+++ DATASET CONTENT +++

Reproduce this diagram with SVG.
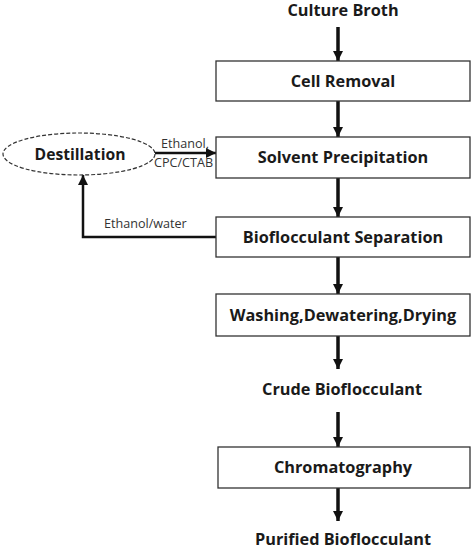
<svg xmlns="http://www.w3.org/2000/svg" width="474" height="553" viewBox="0 0 474 553">
<defs>
<style>
.box{fill:#fff;stroke:#333;stroke-width:1.3}
.t{font-family:"Open Sans","Liberation Sans",sans-serif;font-weight:bold;font-size:16.3px;fill:#1a1a1a;text-anchor:middle}
.s{font-family:"Open Sans","Liberation Sans",sans-serif;font-size:12.6px;fill:#333}
.c{stroke:#111;stroke-width:3.5;fill:none}
.c2{stroke:#111;stroke-width:2.5;fill:none}
</style>
<marker id="ah" viewBox="0 0 10 10" refX="10" refY="5" markerWidth="3" markerHeight="3" markerUnits="strokeWidth" orient="auto">
<path d="M0,0 L10,5 L0,10 Z" fill="#111"/>
</marker>
<marker id="ah2" viewBox="0 0 10 10" refX="10" refY="5" markerWidth="4" markerHeight="4" markerUnits="strokeWidth" orient="auto">
<path d="M0,0 L10,5 L0,10 Z" fill="#111"/>
</marker>
</defs>
<g id="connectors">
<line class="c" x1="338" y1="27" x2="338" y2="61" marker-end="url(#ah)"/>
<line class="c" x1="338" y1="101" x2="338" y2="137" marker-end="url(#ah)"/>
<line class="c" x1="338" y1="178" x2="338" y2="217" marker-end="url(#ah)"/>
<line class="c" x1="338" y1="257" x2="338" y2="294" marker-end="url(#ah)"/>
<line class="c" x1="338" y1="336" x2="338" y2="369" marker-end="url(#ah)"/>
<line class="c" x1="338" y1="412" x2="338" y2="447" marker-end="url(#ah)"/>
<line class="c" x1="338" y1="488" x2="338" y2="521" marker-end="url(#ah)"/>
<line class="c2" x1="155" y1="153" x2="216" y2="153" marker-end="url(#ah2)"/>
<polyline class="c2" points="216,237 83,237 83,175" marker-end="url(#ah2)"/>
<text class="s" x="161" y="148">Ethanol,</text>
<text class="s" x="154" y="167">CPC/CTAB</text>
<text class="s" x="104" y="228">Ethanol/water</text>
</g>
<g id="culture-broth"><text class="t" x="343" y="16">Culture Broth</text></g>
<g id="cell-removal"><rect class="box" x="216" y="61" width="254" height="40"/><text class="t" x="343" y="87">Cell Removal</text></g>
<g id="destillation"><ellipse cx="79" cy="154" rx="76" ry="21" fill="#fff" stroke="#333" stroke-width="1.2" stroke-dasharray="4,2"/><text class="t" x="80" y="160" style="font-size:15.7px">Destillation</text></g>
<g id="solvent-precipitation"><rect class="box" x="216" y="137" width="254" height="41"/><text class="t" x="343" y="163">Solvent Precipitation</text></g>
<g id="bioflocculant-separation"><rect class="box" x="216" y="217" width="254" height="40"/><text class="t" x="343" y="243">Bioflocculant Separation</text></g>
<g id="washing"><rect class="box" x="216" y="294" width="254" height="42"/><text class="t" x="343" y="321">Washing,Dewatering,Drying</text></g>
<g id="crude-bioflocculant"><text class="t" x="342" y="395">Crude Bioflocculant</text></g>
<g id="chromatography"><rect class="box" x="218" y="447" width="252" height="41"/><text class="t" x="343" y="473">Chromatography</text></g>
<g id="purified-bioflocculant"><text class="t" x="343" y="545">Purified Bioflocculant</text></g>
</svg>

+++

(REQUIRED TASK) Your copy of the data should match it exactly, except that pictures are left out.

(WRITTEN ANSWER)
Reproduce this diagram with SVG.
<svg xmlns="http://www.w3.org/2000/svg" width="474" height="553" viewBox="0 0 474 553">
<defs>
<style>
.box{fill:#fff;stroke:#333;stroke-width:1.3}
.t{font-family:"Open Sans","Liberation Sans",sans-serif;font-weight:bold;font-size:16.3px;fill:#1a1a1a;text-anchor:middle}
.s{font-family:"Open Sans","Liberation Sans",sans-serif;font-size:12.6px;fill:#333}
.c{stroke:#111;stroke-width:3.5;fill:none}
.c2{stroke:#111;stroke-width:2.5;fill:none}
</style>
<marker id="ah" viewBox="0 0 10 10" refX="10" refY="5" markerWidth="3" markerHeight="3" markerUnits="strokeWidth" orient="auto">
<path d="M0,0 L10,5 L0,10 Z" fill="#111"/>
</marker>
<marker id="ah2" viewBox="0 0 10 10" refX="10" refY="5" markerWidth="4" markerHeight="4" markerUnits="strokeWidth" orient="auto">
<path d="M0,0 L10,5 L0,10 Z" fill="#111"/>
</marker>
</defs>
<g id="connectors">
<line class="c" x1="338" y1="27" x2="338" y2="61" marker-end="url(#ah)"/>
<line class="c" x1="338" y1="101" x2="338" y2="137" marker-end="url(#ah)"/>
<line class="c" x1="338" y1="178" x2="338" y2="217" marker-end="url(#ah)"/>
<line class="c" x1="338" y1="257" x2="338" y2="294" marker-end="url(#ah)"/>
<line class="c" x1="338" y1="336" x2="338" y2="369" marker-end="url(#ah)"/>
<line class="c" x1="338" y1="412" x2="338" y2="447" marker-end="url(#ah)"/>
<line class="c" x1="338" y1="488" x2="338" y2="521" marker-end="url(#ah)"/>
<line class="c2" x1="155" y1="153" x2="216" y2="153" marker-end="url(#ah2)"/>
<polyline class="c2" points="216,237 83,237 83,175" marker-end="url(#ah2)"/>
<text class="s" x="161" y="148">Ethanol,</text>
<text class="s" x="154" y="167">CPC/CTAB</text>
<text class="s" x="104" y="228">Ethanol/water</text>
</g>
<g id="culture-broth"><text class="t" x="343" y="16">Culture Broth</text></g>
<g id="cell-removal"><rect class="box" x="216" y="61" width="254" height="40"/><text class="t" x="343" y="87">Cell Removal</text></g>
<g id="destillation"><ellipse cx="79" cy="154" rx="76" ry="21" fill="#fff" stroke="#333" stroke-width="1.2" stroke-dasharray="4,2"/><text class="t" x="80" y="160" style="font-size:15.7px">Destillation</text></g>
<g id="solvent-precipitation"><rect class="box" x="216" y="137" width="254" height="41"/><text class="t" x="343" y="163">Solvent Precipitation</text></g>
<g id="bioflocculant-separation"><rect class="box" x="216" y="217" width="254" height="40"/><text class="t" x="343" y="243">Bioflocculant Separation</text></g>
<g id="washing"><rect class="box" x="216" y="294" width="254" height="42"/><text class="t" x="343" y="321">Washing,Dewatering,Drying</text></g>
<g id="crude-bioflocculant"><text class="t" x="342" y="395">Crude Bioflocculant</text></g>
<g id="chromatography"><rect class="box" x="218" y="447" width="252" height="41"/><text class="t" x="343" y="473">Chromatography</text></g>
<g id="purified-bioflocculant"><text class="t" x="343" y="545">Purified Bioflocculant</text></g>
</svg>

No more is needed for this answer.